By Prince Okafor
Ahead of the planned divestment of oil leases by International Oil Companies (IOCs) due in 2019, some indigenous oil producers have called for a stable fiscal framework to make the bidding rounds competitive.
Speaking during the Aspen Energy Roundtable in Lagos, titled: “Growing Nigerian Independents to World Class Exploration and Production Companies,” the former Director, Department of Petroleum Resources (DPR), Osten Olorunsola, stressed the need for operators in Nigeria’s petroleum industry to always consider trends in the global energy demand before making their business decisions.

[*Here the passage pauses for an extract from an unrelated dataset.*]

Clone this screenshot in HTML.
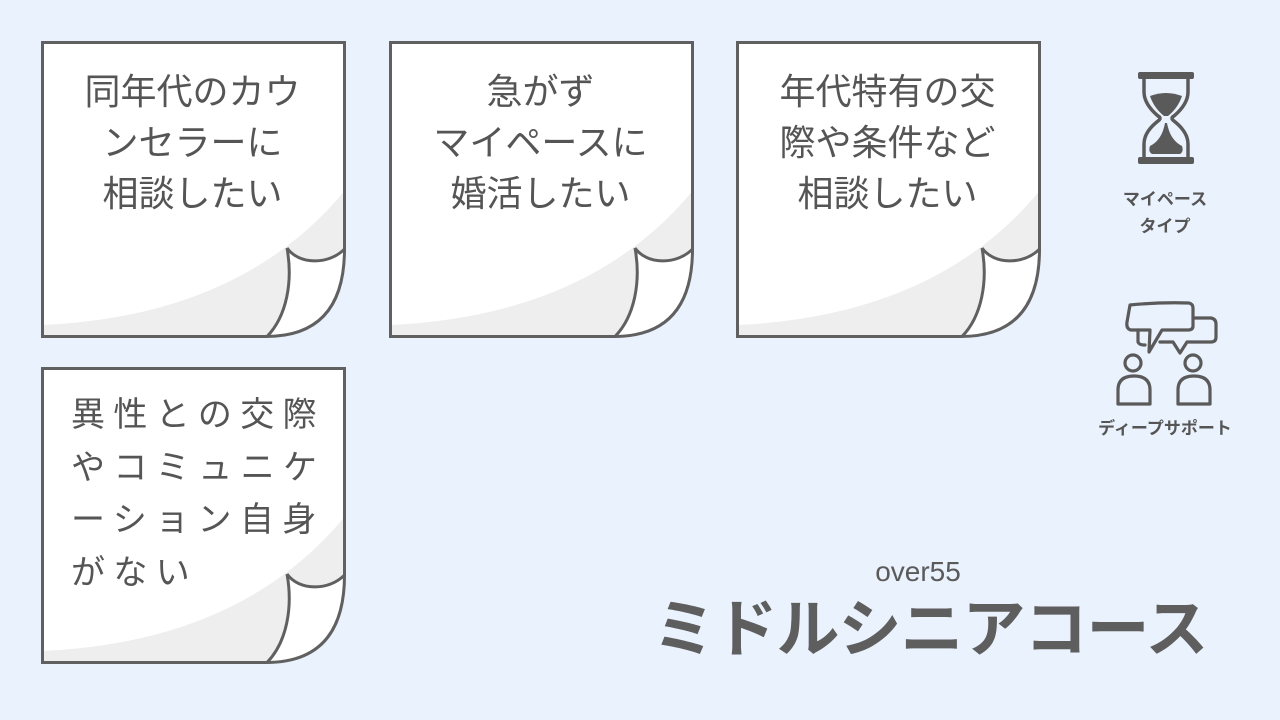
<!DOCTYPE html>
<html><head><meta charset="utf-8"><style>
html,body{margin:0;padding:0}
body{width:1280px;height:720px;background:#eaf2fd;position:relative;overflow:hidden;font-family:"Liberation Sans","Noto Sans CJK JP",sans-serif;color:#555}
.note{position:absolute;width:305px;height:297px}
.note svg{position:absolute;left:0;top:0}
.t{position:absolute;left:0;top:25px;width:303px;text-align:center;font-size:36px;line-height:51px;color:#555}
.t4{position:absolute;left:30px;top:22px;font-size:34px;line-height:52.5px;letter-spacing:8.4px;color:#555}
.lbl{position:absolute;font-size:17px;font-weight:bold;color:#555;text-align:center;line-height:27px}
</style></head><body>

<svg width="0" height="0" style="position:absolute"><defs>
<g id="paper">
<path d="M1.5,1.5 H303.5 V213 Q303.5,295.5 225,295.5 H1.5 Z" fill="#fff"/>
<path d="M1.5,284 Q200,275 303.5,150 V213 Q303.5,295.5 225,295.5 H1.5 Z" fill="#eeeeee"/>
<path d="M246,207 C258,224 288,224 303.5,208 Q303.5,295.5 226,295.5 C246,275 252,240 246,207 Z" fill="#fff"/>
<path d="M1.5,1.5 H303.5 V208 Q303.5,295.5 225,295.5 H1.5 Z" fill="none" stroke="#606060" stroke-width="3"/>
<path d="M246,207 C258,224 288,224 303.5,208 M246,207 C252,240 246,275 226,295.5" fill="none" stroke="#606060" stroke-width="3"/>
</g></defs></svg>

<div class="note" style="left:41px;top:41px"><svg width="305" height="297"><use href="#paper"/></svg>
<div class="t">同年代のカウ<br>ンセラーに<br>相談したい</div></div>
<div class="note" style="left:389px;top:41px"><svg width="305" height="297"><use href="#paper"/></svg>
<div class="t">急がず<br>マイペースに<br>婚活したい</div></div>
<div class="note" style="left:736px;top:41px"><svg width="305" height="297"><use href="#paper"/></svg>
<div class="t">年代特有の交<br>際や条件など<br>相談したい</div></div>
<div class="note" style="left:41px;top:367px"><svg width="305" height="297"><use href="#paper"/></svg>
<div class="t4">異性との交際<br>やコミュニケ<br>ーション自身<br>がない</div></div>

<!-- hourglass -->
<svg style="position:absolute;left:1130px;top:68px" width="80" height="100" viewBox="0 0 80 100">
<rect x="8" y="4" width="56" height="7" rx="2" fill="#5a5a5a"/>
<rect x="8" y="89" width="56" height="7" rx="2" fill="#5a5a5a"/>
<path d="M14,11 V24 Q14,36 28,48 Q32,50 28,53 Q14,64 14,76 V89 M58,11 V24 Q58,36 44,48 Q40,50 44,53 Q58,64 58,76 V89" fill="none" stroke="#5a5a5a" stroke-width="3.5"/>
<path d="M20,28 Q36,22 52,28 Q48,40 38,48 H34 Q24,40 20,28 Z" fill="#5a5a5a"/>
<path d="M35,55 H37 Q40,72 52,78 Q54,84 50,86 H22 Q18,84 20,78 Q32,72 35,55 Z" fill="#5a5a5a"/>
</svg>
<div class="lbl" style="left:1100px;top:186px;width:130px">マイペース<br>タイプ</div>

<!-- support icon (page coords offset 1100,290) -->
<svg style="position:absolute;left:1100px;top:290px" width="130" height="125" viewBox="1100 290 130 125" fill="none" stroke="#5a5a5a" stroke-width="3.2" stroke-linejoin="round" stroke-linecap="round">
<path d="M1130,305 Q1160,302 1189,303 Q1193,304 1193,308 V326 Q1193,330 1188,330 H1162 L1149,352 L1150,330 H1131 Q1126,329 1127,322 Z"/>
<path d="M1138,330 V342 Q1139,345 1145,345"/>
<path d="M1193,318 H1211 Q1216,319 1216,324 V337 Q1216,342 1211,342 H1187 L1180,353 L1173,342 H1160"/>
<circle cx="1133" cy="363" r="8"/>
<path d="M1118,404 V390 Q1118,376 1134,376 Q1150,376 1150,390 V404 Z"/>
<circle cx="1193" cy="363" r="8"/>
<path d="M1178,404 V390 Q1178,376 1194,376 Q1210,376 1210,390 V404 Z"/>
</svg>
<div class="lbl" style="left:1080px;top:415px;width:170px">ディープサポート</div>

<div style="position:absolute;left:818px;top:556px;width:200px;text-align:center;font-size:28px;color:#5a5a5a">over55</div>
<div style="position:absolute;left:640px;top:590px;width:580px;text-align:center;font-size:63px;font-weight:bold;color:#5e5e5e;line-height:80px;letter-spacing:-1px">ミドルシニアコース</div>
</body></html>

He stated that: “Apart from rising demands and supply deficits, the sub-Sahara Africa energy sector is huge and will continue to widen growth opportunity for Nigeria. Nigeria should begin to move away from exporting crude oil.
“It is very necessary that we consider the growing impact of shale oil, technology advancement and the ongoing penetration of electric cars and the broader mobility revelation.
“Crude oil buyers are now net exporters, LNG is overtaking pipelines and technologies is allowing faster break through.”
In his remarks, the Managing Director of Vertex Energy, Mr. Segun Olujobi, noted that China is making deliberate efforts to move away from internal combustion engine, adding that, “With that, you can understand why, there are concerns about the environment and they don’t have oil. This is a big issue for us.
“So we must ensure that we make our fiscal framework is very competitive, even if you put money on the table it is far more important to keep independents growing to create jobs, peace in the Niger Delta and create the volumes needed to grow our economy.
“The focus should not be on rent for government, the focus should be on investments, on jobs even if we have to leave some money on the table. We should focus on incentivising investments.”
In a keynote address delivered by Mr. Austin Avuru, Chief Executive Officer, Seplat Production Development Company, said that local firms should build good corporate governance structure, diversify their portfolio with multiple sources of income and varying risk profile and sustainably grow production and reserves to be competitive.
He noted that large volume of reserves would soon be available for grabs as many OMLs expire in the near term, particularly the Shell Joint Venture licenses in 2019.
Avuru emphasized the need to encourage more local content implementation in Nigeria’s oil sector, saying: “Local content without capacity development is meaningless.”
Investigations shows that operators in the oil sector are already set to acquire N4.3 trillion asset divestments by IOCs, which are expected to expire between 2017 and 2019.
Since 2010, three IOCs, Shell, Chevron, ConocoPhillips, have divested 24 Oil Mining Leases (OMLs) worth $10.78 billion which 13 indigenous exploration and production companies acquired with loans from consortiums of local banks.